- Jabbarand Location within Iran
- Coordinates: 36°17′43″N 45°32′11″E﻿ / ﻿36.29528°N 45.53639°E
- Country: Iran
- Province: West Azerbaijan
- County: Sardasht
- District: Rabat
- Rural District: Gavork-e Sardasht

Population (2016)
- • Total: 192
- Time zone: UTC+3:30 (IRST)

= Jabbarand =

Village in West Azerbaijan province, Iran

Jabbarand (جبرند) (Note: Also known as Jabbārān) is a village in Gavork-e Sardasht Rural District of Rabat District in Sardasht County, West Azerbaijan province, Iran.

==Demographics==
===Population===
At the time of the 2006 National Census, the village's population was 271 in 43 households, when it was in Melkari Rural District (Note: Renamed Melkari-ye Gharbi Rural District) of Vazineh District. (Note: Renamed the Central District of Mirabad County) The following census in 2011 counted 202 people in 42 households.
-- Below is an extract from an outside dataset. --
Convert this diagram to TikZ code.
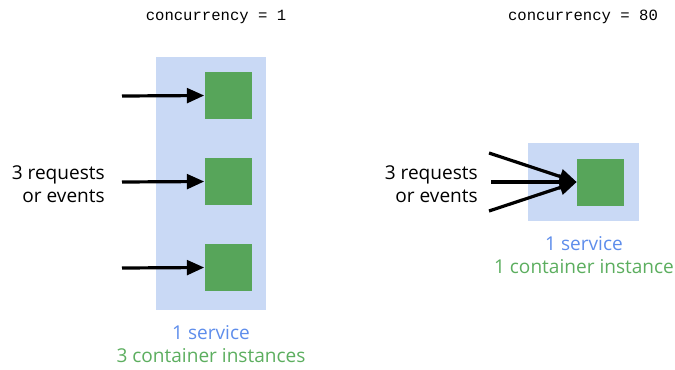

The 2016 census measured the population of the village as 192 people in 48 households.

In 2020, Gavork-e Sardasht Rural District was separated from the Central District in the formation of Rabat District and Jabbarand was transferred to the rural district. In 2022, Vazineh District was separated from the county in the establishment of Mirabad County and renamed the Central District. Melkari Rural District was transferred to the new Zab District and renamed Melkari-ye Gharbi Rural District.